Kwon Ik-yoon, president of the Korea Institute of Geoscience and Mineral Resources (KIGAM), gives a presentation at Media Day on the 12th./Courtesy of Korea Institute of Geoscience and Mineral Resources (KIGAM)

Korea Institute of Geoscience and Mineral Resources (KIGAM) is accelerating efforts to secure domestic processing, separation, and refining technologies to respond to the rare earth supply chain crisis. It intends to pursue a national-level supply chain stabilization strategy by viewing rare earths not simply as a resource issue, but as a technological challenge of converting them into feedstocks that can actually be used in industry.

KIGAM unveiled its strategy for securing the rare earth supply chain and self-reliance technologies at a media day held at its Daejeon headquarters on the 12th.

Rare earths are critical minerals used in electric vehicle motors, wind turbines, smartphones, semiconductor equipment, and advanced weapons. The problem is that simply mining ore does not make it immediately usable in industry. Only after going through beneficiation to select needed components from the ore, smelting to extract metallic components, separation to split various rare earth elements, and refining to increase purity, do they become high-purity feedstocks used in electric vehicle motors or defense components.

KIGAM assessed that the core problem in the current rare earth supply chain is not "the inability to make them cheaply," but "the lack of the ability to make them." In the past, the rare earth processing industry moved to China due to low labor costs and environmental regulatory burdens; over the following 30 to 40 years, China accumulated industrialized technologies, and now the technology gap itself has become a supply chain barrier, it said.

Kwon I-gyun, the KIGAM president, said, "Rare earth minerals exist in various regions around the world, but the actual pathways to process them into feedstocks are concentrated in China," adding, "The notion that we could do it anytime we want, but simply choose not to due to environmental issues, can lead to policy misjudgments."
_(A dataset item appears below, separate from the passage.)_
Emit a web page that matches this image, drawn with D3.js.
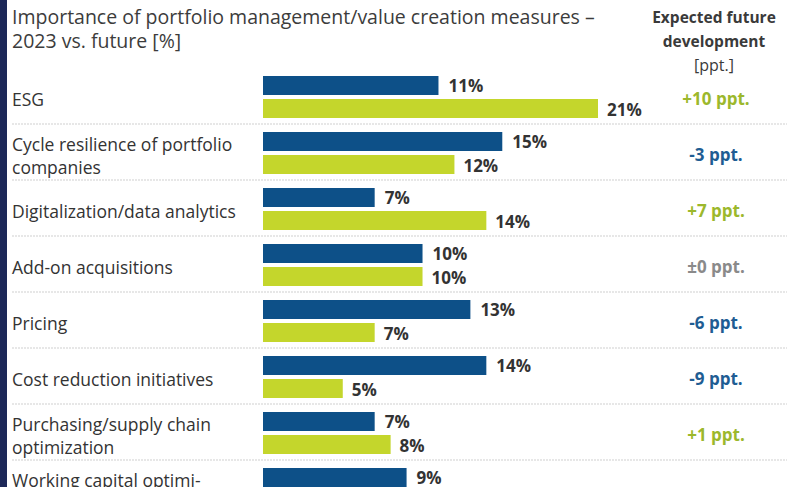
<!DOCTYPE html>
<html><head><meta charset="utf-8">
<script src="https://cdn.jsdelivr.net/npm/d3@7"></script>
<style>html,body{margin:0;padding:0;background:#fff;overflow:hidden}</style>
</head><body>
<svg id="c" width="790" height="487"></svg>
<script>
const categories = [
  ["ESG"],
  ["Cycle resilience of portfolio", "companies"],
  ["Digitalization/data analytics"],
  ["Add-on acquisitions"],
  ["Pricing"],
  ["Cost reduction initiatives"],
  ["Purchasing/supply chain", "optimization"],
  ["Working capital optimi-", "zation"]
];
const values2023 = [11, 15, 7, 10, 13, 14, 7, 9];
const valuesFuture = [21, 12, 14, 10, 7, 5, 8, null];
const changeLabels = ["+10 ppt.", "-3 ppt.", "+7 ppt.", "±0 ppt.", "-6 ppt.", "-9 ppt.", "+1 ppt.", null];
const titleLines = ["Importance of portfolio management/value creation measures –", "2023 vs. future [%]"];
const headerLines = ["Expected future", "development", "[ppt.]"];

const BLUE = "#0d5088", GREEN = "#c4d62c";
const FONT = "'Open Sans', sans-serif";
const svg = d3.select("#c");

svg.append("rect").attr("x",0).attr("y",0).attr("width",7).attr("height",487).attr("fill","#1d2858");

const x = d3.scaleLinear().domain([0, 21]).range([263, 598]);
const y = d3.scaleBand().domain(d3.range(categories.length)).range([68, 68 + 56*categories.length]).paddingInner(0).paddingOuter(0);
const barH = 19;

// title
svg.append("g").selectAll("text").data(titleLines).join("text")
  .attr("x", 12).attr("y", (d,i)=>24 + i*24)
  .attr("font-family", FONT).attr("font-size", 19.5).attr("fill", "#3c3c3c").text(d=>d);

// header
svg.append("g").selectAll("text").data(headerLines).join("text")
  .attr("x", 714).attr("y", (d,i)=>23 + i*24).attr("text-anchor","middle")
  .attr("font-family", FONT).attr("font-size", (d,i)=> i<2 ? 15.5 : 16)
  .attr("font-weight", (d,i)=> i<2 ? 700 : 400).attr("fill", "#3a3a3a").text(d=>d);

const rows = svg.append("g").selectAll("g").data(categories).join("g")
  .attr("transform", (d,i)=>`translate(0,${y(i)})`);

// separators
rows.filter((d,i)=> i < categories.length-1).append("line")
  .attr("x1", 12).attr("x2", 787).attr("y1", y.bandwidth()).attr("y2", y.bandwidth())
  .attr("stroke", "#cfcfcf").attr("stroke-width", 1.2).attr("stroke-dasharray", "2,1");

// labels
rows.each(function(d){
  const g = d3.select(this);
  const n = d.length;
  const cy = y.bandwidth()/2 + 4;
  g.selectAll("text.lab").data(d).join("text").attr("class","lab")
    .attr("x", 12).attr("y", (t,j)=> cy + 6 + (j - (n-1)/2)*23)
    .attr("font-family", FONT).attr("font-size", 17.5).attr("fill", "#333").text(t=>t);
});

// bars
rows.append("rect").attr("x", x(0)).attr("y", 8).attr("height", barH)
  .attr("width", (d,i)=> x(values2023[i]) - x(0)).attr("fill", BLUE);
rows.filter((d,i)=> valuesFuture[i] != null).append("rect").attr("x", x(0)).attr("y", 31).attr("height", barH)
  .attr("width", (d,i)=> x(valuesFuture[categories.indexOf(d)]) - x(0)).attr("fill", GREEN);

// value labels
rows.append("text").attr("x", (d,i)=> x(values2023[i]) + 10).attr("y", 8 + barH/2 + 6)
  .attr("font-family", FONT).attr("font-size", 17).attr("font-weight", 700).attr("fill","#333")
  .text((d,i)=> values2023[i] + "%");
rows.filter((d,i)=> valuesFuture[i] != null).append("text")
  .attr("x", d=> x(valuesFuture[categories.indexOf(d)]) + 9).attr("y", 31 + barH/2 + 7)
  .attr("font-family", FONT).attr("font-size", 17).attr("font-weight", 700).attr("fill","#333")
  .text(d=> valuesFuture[categories.indexOf(d)] + "%");

// change labels
const changeColor = s => s.startsWith("+") ? "#9cb82c" : s.startsWith("-") ? "#1f5d93" : "#8a8a8a";
rows.filter((d,i)=> changeLabels[i] != null).append("text")
  .attr("x", 716).attr("y", y.bandwidth()/2 + 9).attr("text-anchor","middle")
  .attr("font-family", FONT).attr("font-size", 17).attr("font-weight", 700)
  .attr("fill", d=> changeColor(changeLabels[categories.indexOf(d)]))
  .text(d=> changeLabels[categories.indexOf(d)]);
</script>
</body></html>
KIGAM presented two pillars for its rare earth supply chain strategy. The first is supply chain stabilization. By cooperating with overseas resource countries to provide exploration capabilities, while simultaneously advancing processing technologies, it aims to secure technological credibility so that Korean corporations can participate in overseas mine development and local processing.
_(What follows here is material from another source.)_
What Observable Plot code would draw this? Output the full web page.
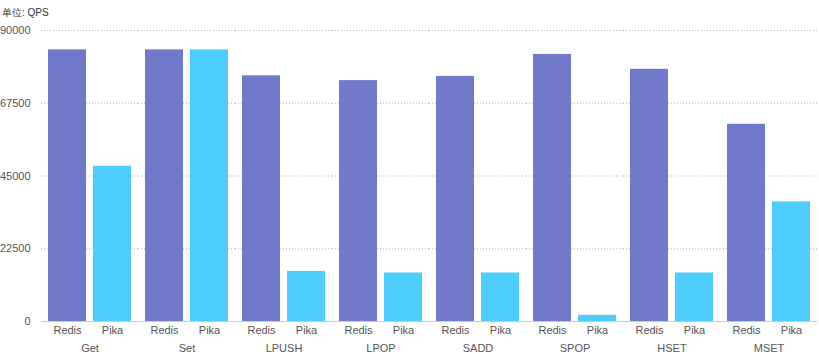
<!DOCTYPE html>
<html>
<head>
<meta charset="utf-8">
<script src="https://cdn.jsdelivr.net/npm/d3@7"></script>
<script src="https://cdn.jsdelivr.net/npm/@observablehq/plot@0.6"></script>
<style>
  body { margin: 0; background: #fff; }
  #wrap { position: relative; width: 819px; height: 354px; font-family: "Liberation Sans", Arial, sans-serif; }
  #unit { position: absolute; left: 2px; top: 6px; font-size: 10px; color: #333; }
</style>
</head>
<body>
<div id="wrap"><div id="unit">单位: QPS</div></div>
<script>
const commands = ["Get", "Set", "LPUSH", "LPOP", "SADD", "SPOP", "HSET", "MSET"];
const dbs = ["Redis", "Pika"];
const redisQps = [84000, 84000, 76000, 74500, 75800, 82600, 78000, 61000];
const pikaQps = [48000, 84000, 15500, 15000, 15000, 1900, 15000, 37000];
const yTicks = [0, 22500, 45000, 67500, 90000];
const colors = ["#7179cb", "#4ccdfb"];

const data = [];
commands.forEach((c, i) => {
  data.push({command: c, db: "Redis", qps: redisQps[i]});
  data.push({command: c, db: "Pika", qps: pikaQps[i]});
});

const chart = Plot.plot({
  width: 819,
  height: 354,
  marginLeft: 40,
  marginRight: 1,
  marginTop: 30,
  marginBottom: 33,
  style: {fontFamily: '"Liberation Sans", Arial, sans-serif', fontSize: "11px", color: "#555", background: "#fff"},
  fx: {domain: commands, padding: 0, label: null, tickSize: 0, tickPadding: 23, axis: "bottom"},
  x: {domain: dbs, padding: 0.155, label: null, tickSize: 0, tickPadding: 5, ariaLabel: "db"},
  y: {domain: [0, 90000], ticks: yTicks, tickSize: 0, tickPadding: 11, label: null, tickFormat: d => String(d)},
  color: {domain: dbs, range: colors},
  marks: [
    Plot.gridY(yTicks, {stroke: "#bbb", strokeOpacity: 1, strokeDasharray: "1,2"}),
    Plot.barY(data, {fx: "command", x: "db", y: "qps", fill: "db"}),
    Plot.ruleY([0], {stroke: "#ccc"})
  ]
});
document.getElementById("wrap").appendChild(chart);
</script>
</body>
</html>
To that end, KIGAM this year launched development of core equipment technologies for the "rare earth processing K-Plant." The K-Plant project localizes processes and equipment that extract required elements from rare earth ores or recycled feedstocks and turn them into high-purity industrial compounds.

In particular, it is focusing on catching up in technologies for recovering middle and heavy rare earths, an area where China is strong. Middle and heavy rare earths are used to improve the heat resistance and performance of high-performance permanent magnets, making them crucial in electric vehicles, robotics, aerospace, and defense. KIGAM plans to ensure that technology development leads to actual supply chain building through cooperation with resource-holding countries and commercialization links with domestic corporations.

At the same time, KIGAM is pursuing development of eco-friendly processes that dissolve and separate rare earths using natural organic solvent systems based on lactic acid and urea. Resource-circulation technologies to recover rare earths from waste magnets and spent batteries are another pillar of supply chain stabilization. Given the lack of large-scale rare earth mines in Korea, "urban mining," which reuses post-consumer products as resources, can be a realistic alternative.

Kim Yun-mi, head of the Seabed Geology Research Center at the Korea Institute of Geoscience and Mineral Resources (KIGAM), explains a seafloor core from the western Pacific./Courtesy of Korea Institute of Geoscience and Mineral Resources (KIGAM)

In the mid to long term, the goal is to establish full-cycle self-reliance technologies spanning exploration to processing and feedstock production, based on feedstocks that can be secured domestically and in the western Pacific. KIGAM is currently conducting rare earth resource exploration in the western Pacific.

Kwon said, "Resource development on the high seas, such as in the western Pacific, is a long-term task that must follow international norms and procedures set by bodies including the International Seabed Authority (ISA)," adding, "We must start accumulating exploration data and technologies now to avoid falling behind in future resource competition."

KIGAM also introduced research on lunar and Martian resource exploration and on artificial intelligence (AI)-based responses to geohazards. Key tasks in space resources include creating lunar elemental maps using data from the Danuri gamma-ray spectrometer, analyzing candidate lunar landing sites, and developing in-situ resource utilization (ISRU) technologies. It also unveiled the AI-based geohazard response platform "K-Guardian," which integrates analyses of earthquakes, landslides, sinkholes, and coastal disasters.

Kwon said, "Critical mineral supply chains, future space resources, and responses to compound disasters are strategic research areas that determine national future competitiveness and public safety," adding, "We will take the lead in conducting the research the nation needs."